Enfin, par cela même que l’unité administrative n’a point encore prévalu en Espagne sur les habitudes provinciales, si la révolte contre l’autorité centrale est plus fréquente, les contre-coups en paraissent moins sensibles. Vivant plus isolée, chaque province vit plus tranquille. Quand les besoins de la contrebande et l’encombrement des dépôts de Gibraltar veulent que Malaga se soulève contre le pouvoir du jour, quel qu’il soit, les Asturies ne cessent pas de vendre de plus en plus leur fer au commerce européen, et Cadix est à peine troublé dans ses relations avec Cuba par le changement ministériel qui envoie aux Antilles un capitaine-général progressiste ou modéré.
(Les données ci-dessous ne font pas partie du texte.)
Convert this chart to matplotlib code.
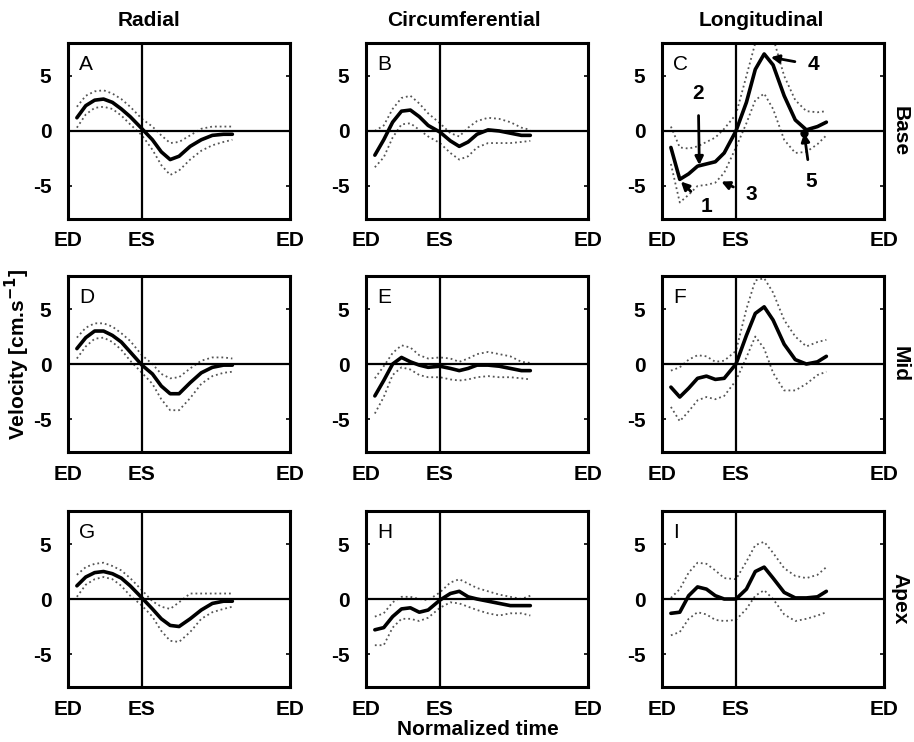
import matplotlib
matplotlib.use("Agg")
import matplotlib.pyplot as plt
import numpy as np

plt.rcParams['font.family'] = ['Liberation Sans', 'DejaVu Sans']

# normalized time: 0 = ED, 1/3 = ES, 1 = ED
t = [0.04, 0.08, 0.12, 0.16, 0.20, 0.24, 0.28, 0.333, 0.38, 0.42, 0.46, 0.50, 0.55, 0.60, 0.65, 0.70, 0.74]

col_titles = ['Radial', 'Circumferential', 'Longitudinal']
row_titles = ['Base', 'Mid', 'Apex']
letters = ['A', 'B', 'C', 'D', 'E', 'F', 'G', 'H', 'I']
xtick_pos = [0, 1 / 3, 1]
xtick_labels = ['ED', 'ES', 'ED']
ytick_pos = [-5, 0, 5]

# mean velocity, upper and lower bound for each panel (cm/s)
A_mean = [1.2, 2.3, 2.8, 2.9, 2.6, 2.0, 1.3, 0.2, -0.8, -1.9, -2.6, -2.3, -1.4, -0.8, -0.4, -0.3, -0.3]
A_up = [2.2, 3.2, 3.6, 3.7, 3.4, 2.9, 2.2, 1.1, 0.4, -0.4, -1.1, -1.0, -0.4, 0.2, 0.4, 0.4, 0.4]
A_lo = [0.3, 1.5, 2.1, 2.2, 2.0, 1.4, 0.6, -0.4, -1.7, -3.1, -4.0, -3.6, -2.6, -1.8, -1.3, -1.0, -0.8]

B_mean = [-2.2, -0.8, 0.8, 1.8, 1.9, 1.3, 0.5, -0.1, -0.9, -1.4, -1.0, -0.3, 0.1, 0.0, -0.2, -0.4, -0.4]
B_up = [0.0, 0.5, 2.0, 3.0, 3.2, 2.5, 1.6, 0.7, -0.2, -0.5, 0.3, 0.9, 1.2, 1.1, 0.8, 0.3, 0.1]
B_lo = [-3.3, -2.4, -0.6, 0.6, 0.7, 0.1, -0.5, -1.1, -2.0, -2.6, -2.3, -1.5, -1.1, -1.1, -1.1, -1.0, -0.9]

C_mean = [-1.5, -4.4, -3.9, -3.2, -3.0, -2.8, -2.0, 0.0, 2.6, 5.6, 7.0, 6.0, 3.2, 1.0, 0.1, 0.4, 0.8]
C_up = [0.4, -1.5, -1.6, -1.4, -1.0, -0.6, 0.2, 1.5, 5.0, 8.0, 9.5, 8.5, 5.0, 2.8, 1.8, 1.7, 1.8]
C_lo = [-3.0, -6.5, -5.8, -5.0, -4.9, -4.7, -3.8, -1.5, 0.7, 2.8, 3.4, 2.0, -0.8, -2.0, -1.9, -1.2, -0.4]

D_mean = [1.4, 2.4, 3.0, 3.0, 2.6, 2.0, 1.1, -0.1, -0.9, -2.0, -2.7, -2.7, -1.7, -0.8, -0.3, -0.1, -0.1]
D_up = [2.4, 3.3, 3.7, 3.7, 3.4, 2.8, 2.1, 0.8, 0.0, -0.9, -1.3, -1.2, -0.4, 0.3, 0.6, 0.6, 0.5]
D_lo = [0.5, 1.6, 2.3, 2.4, 2.0, 1.3, 0.3, -0.8, -1.8, -3.2, -4.2, -4.2, -3.1, -1.8, -1.1, -0.8, -0.7]

E_mean = [-2.9, -1.5, 0.0, 0.6, 0.2, -0.1, -0.3, -0.2, -0.4, -0.6, -0.4, -0.1, -0.1, -0.2, -0.4, -0.6, -0.6]
E_up = [-1.3, -0.2, 1.0, 1.7, 1.5, 0.8, 0.5, 0.6, 0.5, 0.2, 0.5, 0.9, 1.1, 0.9, 0.7, 0.2, 0.1]
E_lo = [-4.5, -3.0, -1.0, -0.3, -0.5, -1.0, -1.2, -1.2, -1.4, -1.5, -1.4, -1.2, -1.1, -1.2, -1.2, -1.3, -1.4]

F_mean = [-2.1, -3.0, -2.2, -1.3, -1.1, -1.4, -1.3, 0.0, 2.6, 4.6, 5.2, 4.0, 1.8, 0.4, 0.0, 0.2, 0.7]
F_up = [-0.6, -0.3, 0.4, 0.8, 0.7, 0.2, 0.3, 1.2, 5.0, 7.6, 7.8, 6.5, 4.0, 2.5, 1.6, 2.0, 2.2]
F_lo = [-3.9, -5.2, -4.3, -3.3, -3.0, -3.2, -2.9, -1.5, 0.6, 2.5, 1.4, -0.8, -2.4, -2.4, -1.8, -1.0, -0.7]

G_mean = [1.2, 2.0, 2.4, 2.5, 2.3, 1.9, 1.2, 0.1, -0.9, -1.8, -2.4, -2.5, -1.8, -1.0, -0.4, -0.2, -0.2]
G_up = [2.2, 2.9, 3.2, 3.3, 3.0, 2.6, 1.9, 0.8, -0.2, -0.7, -0.9, -0.3, 0.5, 0.5, 0.5, 0.5, 0.5]
G_lo = [0.2, 1.3, 1.8, 2.0, 1.8, 1.2, 0.3, -0.6, -1.6, -2.9, -3.8, -3.9, -3.0, -1.8, -1.2, -0.9, -0.7]

H_mean = [-2.8, -2.6, -1.6, -0.9, -0.8, -1.2, -1.0, -0.1, 0.5, 0.7, 0.2, 0.0, -0.2, -0.4, -0.6, -0.6, -0.6]
H_up = [-1.6, -1.3, -0.3, 0.2, 0.2, 0.0, -0.1, 0.6, 1.5, 1.8, 1.4, 1.0, 0.7, 0.4, 0.2, 0.0, 0.3]
H_lo = [-4.2, -4.2, -2.6, -1.8, -1.8, -2.0, -1.7, -0.8, -0.3, -0.4, -0.7, -1.0, -1.3, -1.5, -1.3, -1.3, -1.5]

I_mean = [-1.3, -1.2, 0.3, 1.1, 0.9, 0.3, 0.0, 0.0, 0.9, 2.5, 2.9, 1.9, 0.6, 0.1, 0.1, 0.2, 0.7]
I_up = [0.1, 0.9, 2.4, 3.3, 3.2, 2.6, 1.9, 1.8, 3.4, 4.9, 5.2, 4.2, 2.8, 2.1, 1.9, 2.2, 2.9]
I_lo = [-3.3, -3.0, -1.8, -1.2, -1.4, -1.9, -2.0, -1.9, -0.9, 0.3, 0.8, 0.0, -1.4, -2.0, -1.8, -1.5, -1.2]

panels = [(A_mean, A_up, A_lo), (B_mean, B_up, B_lo), (C_mean, C_up, C_lo),
          (D_mean, D_up, D_lo), (E_mean, E_up, E_lo), (F_mean, F_up, F_lo),
          (G_mean, G_up, G_lo), (H_mean, H_up, H_lo), (I_mean, I_up, I_lo)]

# numbered events in panel C: (label, point xy, label xy)
events = [('1', (0.085, -4.6), (0.20, -6.9)),
          ('2', (0.168, -3.1), (0.163, 3.4)),
          ('3', (0.267, -4.6), (0.40, -5.8)),
          ('4', (0.49, 6.7), (0.68, 6.0)),
          ('5', (0.64, -0.2), (0.67, -4.6))]

fig = plt.figure(figsize=(9.14, 7.42), dpi=100)
lefts = [0.0744, 0.4004, 0.7243]
bottoms = [0.7049, 0.3908, 0.0741]
w, h = 0.243, 0.2372
fs = 15

for i, (mean, up, lo) in enumerate(panels):
    r, c = divmod(i, 3)
    ax = fig.add_axes([lefts[c], bottoms[r], w, h])
    ax.plot(t, up, ':', color='#555555', lw=1.3)
    ax.plot(t, lo, ':', color='#555555', lw=1.3)
    ax.plot(t, mean, '-', color='black', lw=2.6, solid_joinstyle='round',
            solid_capstyle='round')
    ax.axhline(0, color='black', lw=1.6)
    ax.axvline(1 / 3, color='black', lw=1.6)
    ax.set_xlim(0, 1)
    ax.set_ylim(-8, 8)
    ax.set_xticks(xtick_pos)
    ax.set_xticklabels(xtick_labels, fontsize=fs, fontweight='bold')
    ax.set_yticks(ytick_pos)
    ax.set_yticklabels([str(v) for v in ytick_pos], fontsize=fs, fontweight='bold')
    ax.tick_params(axis='x', length=0, pad=9)
    ax.tick_params(axis='y', direction='in', length=3, width=1.2, right=True, pad=12)
    for s in ax.spines.values():
        s.set_linewidth(2.2)
    ax.text(0.05, 0.93, letters[i], transform=ax.transAxes, fontsize=fs,
            va='top', ha='left')
    if i == 2:
        for lab, pt, txt in events:
            ax.annotate(lab, xy=pt, xytext=txt, fontsize=fs, fontweight='bold',
                        ha='center', va='center',
                        arrowprops=dict(arrowstyle='-|>', color='black', lw=2,
                                        mutation_scale=12, shrinkA=7, shrinkB=0))
        ax.plot([0.64], [-0.2], 'o', color='black', ms=5)

title_x = [0.163, 0.508, 0.833]
for c, title in enumerate(col_titles):
    fig.text(title_x[c], 0.973, title, fontsize=fs, fontweight='bold',
             ha='center', va='center')
for r, title in enumerate(row_titles):
    fig.text(0.985, bottoms[r] + h / 2, title, fontsize=fs, fontweight='bold',
             ha='center', va='center', rotation=-90)

fig.text(0.019, 0.522, 'Velocity [cm.s$^{\\mathbf{-1}}$]', fontsize=15, fontweight='bold',
         ha='center', va='center', rotation=90)
fig.text(0.523, 0.017, 'Normalized time', fontsize=fs, fontweight='bold',
         ha='center', va='center')

fig.savefig('out.png', dpi=100)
Quelle que soit d’ailleurs l’explication du fait qu’on vient de signaler, il n’en est pas moins réel. Oui, en dépit de ses divisions intestines et contrairement à ce que l’on en pense généralement, l’Espagne marche, et ses pas ne sont guère moins rapides dans les temps en apparence les plus troublés. Qu’un tel phénomène soit rassurant pour son avenir industriel, il n’en est pas moins vrai qu’il ne faut pas pousser le raisonnement à l’extrême, et l’on doit admettre le rétablissement de l’ordre intérieur comme le gage le plus sûr du progrès industriel. D’ailleurs sans ordre intérieur pas de crédit public, et ce point a une importance qu’il ne faut jamais perdre de vue.